Start with a well-rounded whole-foods diet, which should provide the vitamins, minerals, and protein needed for strong bones. Mind your alcohol, salt, and caffeinated soda intake (excessive amounts may be detrimental to skeletal health). And keep these key nutrients in mind.
Calcium helps your body build and maintain healthy bones. The Institute of Medicine (IOM) suggests that women ages 19 to 50 get 1,000 milligrams daily; women older than 51 need 1,200. Foods naturally high in calcium tend to come from dairy -- milk, yogurt, cheese (go for the low-fat versions) -- although canned versions of sardines and salmon (with bones; they're edible) make excellent sources, too.
Next best? Try almonds, broccoli, and leafy greens (Chinese cabbage, kale, collard greens, and turnip greens) -- or turn to calcium-fortified foods, including orange juice, tofu, soy milk, and cereals. If you supplement, keep in mind that your body can't efficiently absorb more than 500 milligrams at a time.
Vitamin D plays a crucial role in the development of strong bones and helps the body absorb and use calcium. The IOM recommends 200 IU daily until you reach 50 and then bumps up the amount to 400 IU; after you reach 71, it goes up even more to 600 IU. However, experts are re-evaluating that amount in light of recent research showing just how much we need this vitamin -- and how many of us aren't getting enough. Some would like to see the level raised as high as 1,000 IU daily, but don't expect a final IOM decision until next year.

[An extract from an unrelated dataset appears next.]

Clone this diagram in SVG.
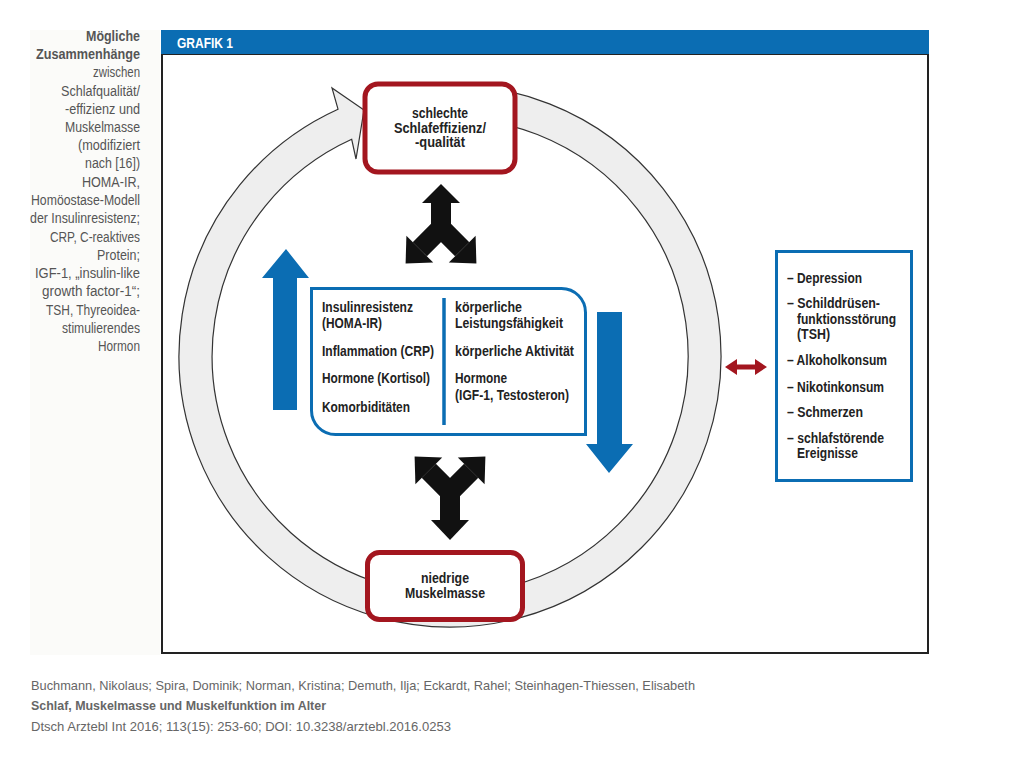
<svg xmlns="http://www.w3.org/2000/svg" width="1024" height="768" viewBox="0 0 1024 768">
<style>
.t{font-family:"Liberation Sans",Arial,sans-serif;font-weight:bold;fill:#222;font-size:14px}
.side{font-family:"Liberation Sans",Arial,sans-serif;fill:#555;font-size:14px;text-anchor:end}
.foot{font-family:"Liberation Sans",Arial,sans-serif;fill:#666;font-size:13px}
.redbox{fill:#fff;stroke:#a3161f;stroke-width:5}
.blue{fill:#0b6db3}
.bk{fill:#111}
</style>
<rect x="30" y="30" width="130" height="625" fill="#fbfbf9"/>
<g id="sidebar">
<text class="side" x="140" y="41" font-weight="bold" textLength="54" lengthAdjust="spacingAndGlyphs">Mögliche</text>
<text class="side" x="140" y="59" font-weight="bold" textLength="104" lengthAdjust="spacingAndGlyphs">Zusammenhänge</text>
<text class="side" x="140" y="77" textLength="47" lengthAdjust="spacingAndGlyphs">zwischen</text>
<text class="side" x="140" y="96" textLength="79" lengthAdjust="spacingAndGlyphs">Schlafqualität/</text>
<text class="side" x="140" y="114" textLength="75" lengthAdjust="spacingAndGlyphs">-effizienz und</text>
<text class="side" x="140" y="132" textLength="75" lengthAdjust="spacingAndGlyphs">Muskelmasse</text>
<text class="side" x="140" y="150" textLength="62" lengthAdjust="spacingAndGlyphs">(modifiziert</text>
<text class="side" x="140" y="168" textLength="55" lengthAdjust="spacingAndGlyphs">nach [16])</text>
<text class="side" x="140" y="187" textLength="58" lengthAdjust="spacingAndGlyphs">HOMA-IR,</text>
<text class="side" x="140" y="205" textLength="109" lengthAdjust="spacingAndGlyphs">Homöostase-Modell</text>
<text class="side" x="140" y="223" textLength="110" lengthAdjust="spacingAndGlyphs">der Insulinresistenz;</text>
<text class="side" x="140" y="242" textLength="90" lengthAdjust="spacingAndGlyphs">CRP, C-reaktives</text>
<text class="side" x="140" y="260" textLength="43" lengthAdjust="spacingAndGlyphs">Protein;</text>
<text class="side" x="140" y="278" textLength="105" lengthAdjust="spacingAndGlyphs">IGF-1, „insulin-like</text>
<text class="side" x="140" y="296" textLength="98" lengthAdjust="spacingAndGlyphs">growth factor-1“;</text>
<text class="side" x="140" y="315" textLength="94" lengthAdjust="spacingAndGlyphs">TSH, Thyreoidea-</text>
<text class="side" x="140" y="333" textLength="78" lengthAdjust="spacingAndGlyphs">stimulierendes</text>
<text class="side" x="140" y="351" textLength="42" lengthAdjust="spacingAndGlyphs">Hormon</text>
</g>
<g id="frame">
<rect x="162" y="54" width="766" height="599" fill="#fff" stroke="#222" stroke-width="2"/>
<rect x="161" y="30" width="768" height="24" class="blue"/>
<text x="177" y="48" font-family="Liberation Sans, Arial, sans-serif" font-weight="bold" font-size="14" fill="#fff" textLength="56" lengthAdjust="spacingAndGlyphs">GRAFIK 1</text>
</g>
<g id="connectors">
<path d="M338.0 109.2 A271 271 0 1 0 426.4 86.0 L429.3 118.9 A238 238 0 1 1 351.7 139.3 L356 159 L364 110 L332 88 Z" fill="#eeeeee" stroke="#333" stroke-width="1.2" stroke-linejoin="miter"/>
<polygon class="blue" points="273,410 273,278 262,278 286,249 309,278 297,278 297,410"/>
<polygon class="blue" points="597,312 622,312 622,444 633,444 609,473 586,444 597,444"/>
<g id="tri-top">
<path d="M419.8 249.2 L441 228 L462.2 249.2 M441 228 L441 202" fill="none" stroke="#111" stroke-width="20" stroke-linejoin="miter"/>
<polygon class="bk" points="422,203 441,184 460,203"/>
<polygon class="bk" points="405.6,263.4 433.2,262.6 406.4,235.8"/>
<polygon class="bk" points="476.4,263.4 448.8,262.6 475.6,235.8"/>
</g>
<g id="tri-bottom">
<path d="M428.8 470.8 L450 492 L471.2 470.8 M450 492 L450 521" fill="none" stroke="#111" stroke-width="20" stroke-linejoin="miter"/>
<polygon class="bk" points="431,520 450,540 469,520"/>
<polygon class="bk" points="414.6,456.6 442.2,457.4 415.4,484.2"/>
<polygon class="bk" points="485.4,456.6 457.8,457.4 484.6,484.2"/>
</g>
<polygon fill="#a3161f" points="725,367 737,359 737,364.5 755,364.5 755,359 767,367 755,375 755,369.5 737,369.5 737,375"/>
</g>
<g id="node-top">
<rect class="redbox" x="365" y="84" width="150" height="88" rx="13"/>
<text class="t" x="440" y="118" text-anchor="middle" textLength="56" lengthAdjust="spacingAndGlyphs">schlechte</text>
<text class="t" x="440" y="132.5" text-anchor="middle" textLength="92" lengthAdjust="spacingAndGlyphs">Schlafeffizienz/</text>
<text class="t" x="440" y="147" text-anchor="middle" textLength="50" lengthAdjust="spacingAndGlyphs">-qualität</text>
</g>
<g id="node-bottom">
<rect class="redbox" x="367.5" y="552.5" width="155" height="67" rx="12"/>
<text class="t" x="445" y="583" text-anchor="middle" textLength="48" lengthAdjust="spacingAndGlyphs">niedrige</text>
<text class="t" x="445" y="598" text-anchor="middle" textLength="80" lengthAdjust="spacingAndGlyphs">Muskelmasse</text>
</g>
<g id="node-center">
<path d="M311.5 288.5 H561.5 A24 24 0 0 1 585.5 312.5 V434.5 H335.5 A24 24 0 0 1 311.5 410.5 Z" fill="#fff" stroke="#0b6db3" stroke-width="3"/>
<line x1="444" y1="298" x2="444" y2="425" stroke="#0b6db3" stroke-width="3.5"/>
<text class="t" x="322" y="312" textLength="91" lengthAdjust="spacingAndGlyphs">Insulinresistenz</text>
<text class="t" x="322" y="328" textLength="60" lengthAdjust="spacingAndGlyphs">(HOMA-IR)</text>
<text class="t" x="322" y="356" textLength="112" lengthAdjust="spacingAndGlyphs">Inflammation (CRP)</text>
<text class="t" x="322" y="383" textLength="108" lengthAdjust="spacingAndGlyphs">Hormone (Kortisol)</text>
<text class="t" x="322" y="412" textLength="88" lengthAdjust="spacingAndGlyphs">Komorbiditäten</text>
<text class="t" x="455" y="312" textLength="67" lengthAdjust="spacingAndGlyphs">körperliche</text>
<text class="t" x="455" y="328" textLength="108" lengthAdjust="spacingAndGlyphs">Leistungsfähigkeit</text>
<text class="t" x="455" y="356" textLength="119" lengthAdjust="spacingAndGlyphs">körperliche Aktivität</text>
<text class="t" x="455" y="383" textLength="52" lengthAdjust="spacingAndGlyphs">Hormone</text>
<text class="t" x="455" y="400" textLength="114" lengthAdjust="spacingAndGlyphs">(IGF-1, Testosteron)</text>
</g>
<g id="node-right">
<rect x="776.5" y="251.5" width="135" height="229" fill="#fff" stroke="#0b6db3" stroke-width="3"/>
<text class="t" x="787" y="283" textLength="75" lengthAdjust="spacingAndGlyphs">– Depression</text>
<text class="t" x="787" y="308" textLength="93" lengthAdjust="spacingAndGlyphs">– Schilddrüsen-</text>
<text class="t" x="797" y="324" textLength="99" lengthAdjust="spacingAndGlyphs">funktionsstörung</text>
<text class="t" x="797" y="339" textLength="33" lengthAdjust="spacingAndGlyphs">(TSH)</text>
<text class="t" x="787" y="365" textLength="100" lengthAdjust="spacingAndGlyphs">– Alkoholkonsum</text>
<text class="t" x="787" y="392" textLength="97" lengthAdjust="spacingAndGlyphs">– Nikotinkonsum</text>
<text class="t" x="787" y="417" textLength="76" lengthAdjust="spacingAndGlyphs">– Schmerzen</text>
<text class="t" x="787" y="443" textLength="97" lengthAdjust="spacingAndGlyphs">– schlafstörende</text>
<text class="t" x="797" y="458" textLength="61" lengthAdjust="spacingAndGlyphs">Ereignisse</text>
</g>
<g id="footer">
<text class="foot" x="31" y="690" textLength="664" lengthAdjust="spacingAndGlyphs">Buchmann, Nikolaus; Spira, Dominik; Norman, Kristina; Demuth, Ilja; Eckardt, Rahel; Steinhagen-Thiessen, Elisabeth</text>
<text class="foot" x="31" y="710" font-weight="bold" textLength="295" lengthAdjust="spacingAndGlyphs">Schlaf, Muskelmasse und Muskelfunktion im Alter</text>
<text class="foot" x="31" y="731" textLength="420" lengthAdjust="spacingAndGlyphs">Dtsch Arztebl Int 2016; 113(15): 253-60; DOI: 10.3238/arztebl.2016.0253</text>
</g>
</svg>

For most people, the best source for D remains the sun, says Lona Sandon, R.D., a spokesperson for the ADA. Aim for 10 to 15 minutes of exposure without sunscreen during peak hours. Not many foods naturally contain D, though some fish, such as salmon and tuna, serve as good sources. You'll also find certain D-fortified products, including orange juice, milk, and cereal. If you supplement, look for D3 (cholecalciferol); your body may better metabolize this form.
Vitamin K is relatively new on the bone health scene, notes Sandquist. It appears to be a significant boost for bone metabolism and health, although its role is not clear. The IOM recommends a daily intake of 90 mcg, an amount easily obtainable through food. Indulge in a one-cup serving of leafy greens such as kale, collards, dandelion, or spinach and you'll get more than a day's worth of K. Lots of other fruits and veggies contain K, too, so load up.
Potassium helps the body maintain a normal pH level. Why should you care? When acid levels rise too high, the body pulls calcium from your bones to work its way back to normal. The IOM advises getting 4,700 milligrams a day. That might sound like a lot, but so many good-for-you foods contain potassium -- fruits, vegetables, legumes, nuts, seeds -- that it should be a breeze if you eat a whole-foods diet. Studies show that fruits and vegetables in particular may play an important role in neutralizing acid, so get the recommended five to eight servings.
Magnesium influences bone matrix and bone mineral metabolism, and studies suggest it may increase bone mineral density. Aim for 320 milligrams a day through a whole-foods diet. Particularly good sources include halibut, spinach, pumpkin seeds, and artichokes. Many legumes -- black beans, chickpeas, lentils, and soybeans, to name a few -- offer excellent amounts, too, as do a number of nuts, such as almonds, cashews, and Brazil nuts.